Berdasarkan Indeks Persepsi Korupsi (IPK) tahun 2024, negara yang paling korup di dunia adalah Sudan Selatan dengan skor 8, posisi kedua ditempati Somalia dengan skor 9, diikuti Venezuela dengan skor 10, dan seterusnya.
Sementara negara yang paling bersih dari korupsi di dunia tahun 2024 adalah Denmark, dengan skor 90, disusul Irlandia dengan skor 88, dan Singapura negara tetangga terdekat Indonesia dengan skor 84. Pengukuran Indeks Persepsi Korupsi (IPK) ini dilakukan Transparency International.
Menarik dicermati, dari data Indeks Persepsi Korupsi, ternyata Singapura negara tetangga Indonesia masuk dalam posisi ketiga dari negara paling bersih korupsi di dunia. Ini sebenarnya tamparan memalukan bagi Indonesia. Posisi Indonesia negara terkorup dengan skor 37 posisi 99. Seharusnya Indonesia memperbaiki posisi dari Indeks Persepsi Terkorup ini ke posisi yang mendekati negara bersih korupsi jika tidak harus bersih-bersih amat.

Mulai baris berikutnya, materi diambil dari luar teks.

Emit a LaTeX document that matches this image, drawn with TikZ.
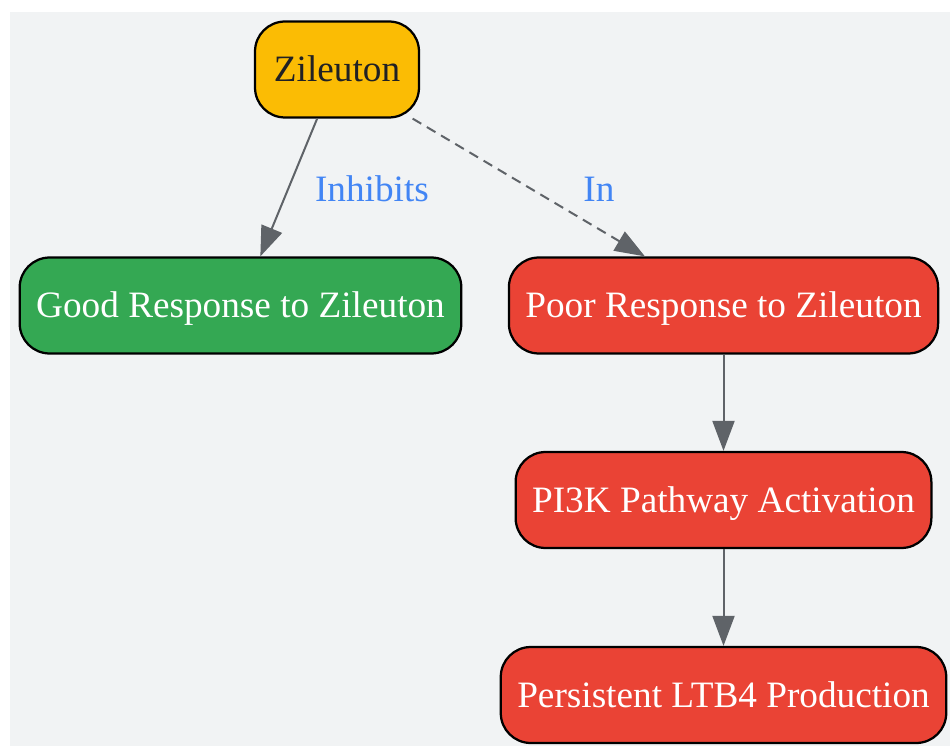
\documentclass[tikz,border=0pt]{standalone}
\usepackage{fontspec}
\setmainfont{Liberation Serif}
\usetikzlibrary{arrows.meta}
\definecolor{bggray}{HTML}{F1F3F4}
\definecolor{zilyellow}{HTML}{FBBC04}
\definecolor{goodgreen}{HTML}{34A853}
\definecolor{poorred}{HTML}{EA4335}
\definecolor{edgegray}{HTML}{5F6368}
\definecolor{lblblue}{HTML}{4285F4}
\definecolor{darktext}{HTML}{202124}
\tikzset{
  box/.style={draw=black, line width=0.045cm, rounded corners=0.6cm,
    minimum height=1.92cm, inner xsep=0.33cm, text=white,
    text height=0.6cm, text depth=0.1cm,
    font=\fontsize{21.2}{25}\selectfont},
  edge/.style={draw=edgegray, line width=0.04cm,
    -{Triangle[length=0.6cm,width=0.44cm]}},
  lbl/.style={text=lblblue, font=\fontsize{21.2}{25}\selectfont}
}
\begin{document}
\begin{tikzpicture}[x=0.02cm,y=-0.02cm]
                % frame
                \useasboundingbox (0,0) rectangle (950,746);
                \fill[bggray] (10,12) rectangle (950,746);
                % nodes
                \node[box, fill=zilyellow, text=darktext, minimum width=3.28cm] (zil) at (337,69.5) {Zileuton};
                \node[box, fill=goodgreen] (good) at (240.5,305.5) {Good Response to Zileuton};
                \node[box, fill=poorred] (poor) at (723.5,305.5) {Poor Response to Zileuton};
                \node[box, fill=poorred] (pik) at (723.5,500) {PI3K Pathway Activation};
                \node[box, fill=poorred] (ltb) at (723.5,695) {Persistent LTB4 Production};
                % labels
                \node[lbl] (inh) at (372,189) {Inhibits};
                \node[lbl] (in) at (599,189) {In};
                % edges
                \draw[edge] (zil.-112) -- (good.68);
                \draw[edge, dash pattern=on 0.2cm off 0.13cm] (zil.-33) -- (poor.148);
                \draw[edge] (poor) -- (pik);
                \draw[edge] (pik) -- (ltb);
\end{tikzpicture}
\end{document}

Bagaimana kiat-kiat Indonesia untuk memperbaiki posisi dari persepsi terkorup menuju negara bersih dari korupsi. Sebaiknya Indonesia belajar dari pengalaman Singapura, negara tetangga terdekat kawasan Asia Tenggara atau Denmark, negara terjauh kawasan Skandinavia, Eropa Timur.
Jika Indonesia harus belajar dari pengalaman Denmark dalam pemberantasan korupsi, misalnya, bahwa Denmark mengatasi korupsi melalui kombinasi peningkatan transparansi (publikasi pengeluaran pejabat, keterbukaan informasi) penegakan hukum yang kuat dengan unit anti korupsi di setiap lembaga dilakukan pendidikan dan pelatihan anti korupsi bagi pejabat publik, partisipasi aktif masyarakat melalui laporan dan budaya menolak gratifikasi serta penyitaan kekayaan dari pejabat yang korup.
Pejabat publik diwajibkan untuk mempublikasikan pengeluaran bulanan mereka untuk membantu meningkatkan akuntabilitas dan pengawasan publik. Kemudian, mekanisme keterbukaan informasi yang luas dan partisipasi masyarakat dalam proses pengambilan kebijakan. Setiap lembaga pemerintahan di Denmark memiliki unit khusus yang bertugas menangani dan menindaklanjuti laporan dugaan korupsi dapat dikenakan hukuman denda dan penjara serta dilakukan upaya penyitaan kekayaan mereka.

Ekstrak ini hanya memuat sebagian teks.